SQL Server suite has nearly everything you need for a good BI project. Nearly. Comparing to some competitive products, SQL Server suite lacks statistical procedures and functions. Statistics is very useful for understanding your data. You can use it as a final result of a report, or, like mainly I do, in the first stage of a data mining project, for data overview. I started to write my own statistical queries back in SQL Server 2000 time. With version 2012, because of important new support for analytical queries in Transact-SQL, I decided to rewrite most of my queries. The most important gain is much better performance of the queries. However, when talking about performance for these queries, I mean the performance by the algorithm. My main goal was to calculate everything I need in a single pass through the data. Of course, performance can be further improved by indexes. However, index tuning is a fairly broadly spread knowledge, while understanding the mathematics, knowing the language, and ability to find an effective algorithm is not that simple. In the “High Performance Statistical Queries” presentation I am explaining the statistics, the algorithms, and show those efficient queries. Beside queries, there is also another important part of this presentation. Many people say that statistics lies.
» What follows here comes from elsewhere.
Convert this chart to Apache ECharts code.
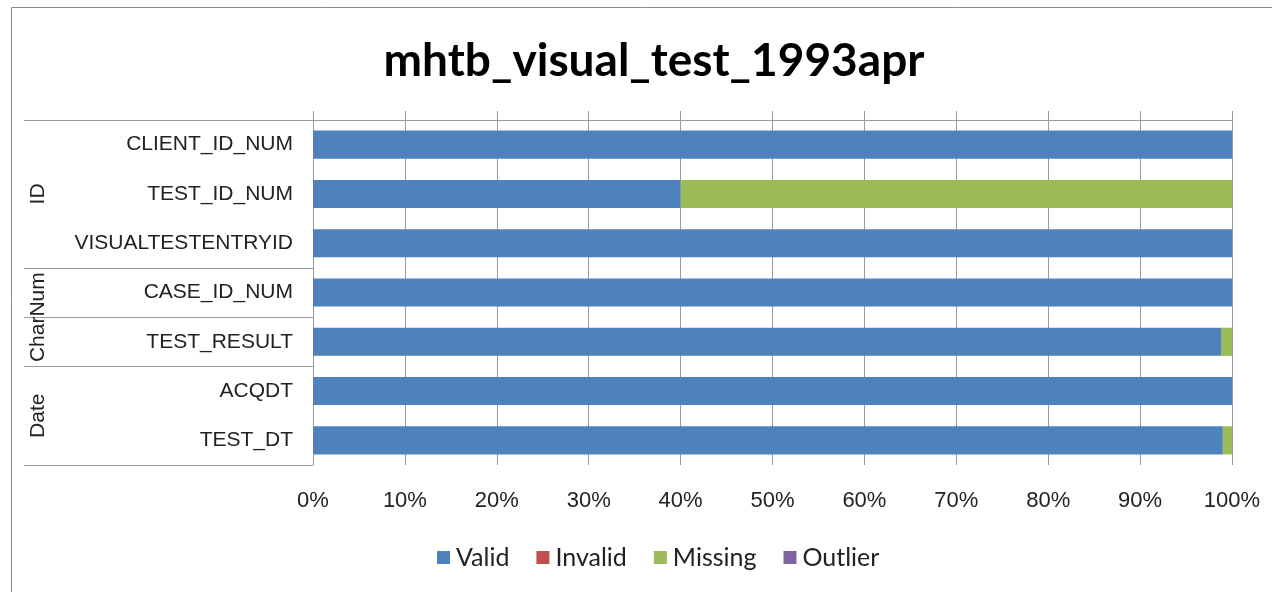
<!DOCTYPE html>
<html>
<head>
<meta charset="utf-8">
<script src="https://cdn.jsdelivr.net/npm/echarts@6/dist/echarts.min.js"></script>
<style>
html,body{margin:0;padding:0;background:#fff;}
#chart{width:1272px;height:592px;}
</style>
</head>
<body>
<div id="chart"></div>
<script>
const titleText = 'mhtb_visual_test_1993apr';
const categories = ['CLIENT_ID_NUM','TEST_ID_NUM','VISUALTESTENTRYID','CASE_ID_NUM','TEST_RESULT','ACQDT','TEST_DT'];
const groupNames = ['ID','CharNum','Date'];
const groupStart = [0,3,5];
const groupEnd = [2,4,6];
const dividers = [3,4,5];
const seriesNames = ['Valid','Invalid','Missing','Outlier'];
const validVals = [100,40,100,100,98.8,100,99.0];
const invalidVals = [0,0,0,0,0,0,0];
const missingVals = [0,60,0,0,1.2,0,1.0];
const outlierVals = [0,0,0,0,0,0,0];
const xTicks = [0,10,20,30,40,50,60,70,80,90,100];
const colors = ['#4F81BD','#C0504D','#9BBB59','#8064A2'];

const chart = echarts.init(document.getElementById('chart'));
const gridCol = '#9a9a9a';
const vals = [validVals, invalidVals, missingVals, outlierVals];
const option = {
  animation:false,
  color: colors,
  title:{text:titleText,left:649,top:33,textAlign:'center',
    textStyle:{fontFamily:'Lato',fontWeight:'bold',fontSize:46,color:'#000'}},
  legend:{top:540,left:432,itemWidth:13,itemHeight:13,itemGap:27,icon:'rect',
    textStyle:{fontFamily:'Lato',fontSize:25,color:'#222',padding:[0,0,0,1]},
    data:seriesNames},
  grid:{left:313,right:40,top:120,bottom:127},
  xAxis:[{type:'value',min:xTicks[0],max:xTicks[xTicks.length-1],interval:10,position:'bottom',
    axisLine:{show:false},axisTick:{show:false},
    axisLabel:{formatter:'{value}%',fontFamily:'Liberation Sans',fontSize:22,color:'#222',margin:25},
    splitLine:{show:true,lineStyle:{color:gridCol,width:1}}},
   {type:'value',min:0,max:100,interval:10,position:'top',
    axisLine:{show:true,lineStyle:{color:gridCol,width:1}},
    axisTick:{show:true,length:9,lineStyle:{color:gridCol}},
    axisLabel:{show:false},splitLine:{show:false}}],
  yAxis:{type:'category',data:categories,inverse:true,
    axisLine:{show:true,lineStyle:{color:gridCol}},axisTick:{show:false},
    axisLabel:{fontFamily:'Liberation Sans',fontSize:21,color:'#222',margin:20}},
  series: seriesNames.map((n,i)=>({name:n,type:'bar',stack:'s',data:vals[i],
    barWidth:'57%',xAxisIndex:0,itemStyle:{color:colors[i]}}))
};
chart.setOption(option);

// group decorations from axis scale
function yEdge(idx){ // top edge of band idx
  const c0 = chart.convertToPixel({yAxisIndex:0}, categories[0]);
  const c1 = chart.convertToPixel({yAxisIndex:0}, categories[1]);
  const band = c1 - c0;
  return c0 - band/2 + idx*band;
}
const xAxisPx = chart.convertToPixel({xAxisIndex:0}, 0);
const leftX = 24;
const g = [];
const lineStyle = {stroke:gridCol,lineWidth:1};
const edges = [0].concat(dividers).concat([categories.length]);
edges.forEach(e=>{
  const y = Math.round(yEdge(e))+0.5;
  g.push({type:'line',shape:{x1:leftX,y1:y,x2:xAxisPx,y2:y},style:lineStyle,silent:true});
});
groupNames.forEach((n,i)=>{
  const yc = (yEdge(groupStart[i]) + yEdge(groupEnd[i]+1))/2;
  g.push({type:'text',x:38,y:yc,rotation:Math.PI/2,
    style:{text:n,fontFamily:'Liberation Sans',fontSize:21,fill:'#222',align:'center',verticalAlign:'middle'}});
});
g.push({type:'rect',shape:{x:11.5,y:7.5,width:1400,height:700},style:{fill:null,stroke:'#8a8a8a',lineWidth:1},silent:true});
chart.setOption({graphic:g});
</script>
</body>
</html>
However, this is not true; during the presentation, I explain the meaning of each statistics, how it is calculated, and how to correctly interpret the results. Therefore, attendees get from this presentation:
- explanation how to efficiently use new T-SQL Window functions and other T-SQL elements;
- a correct understanding of quite a few statistics;
- ideas for their own BI projects;
- working queries that they can use immediately in their reports or for data overview.
Of course, the level of the presentation is very high, and good knowledge of Transact-SQL is a prerequisite.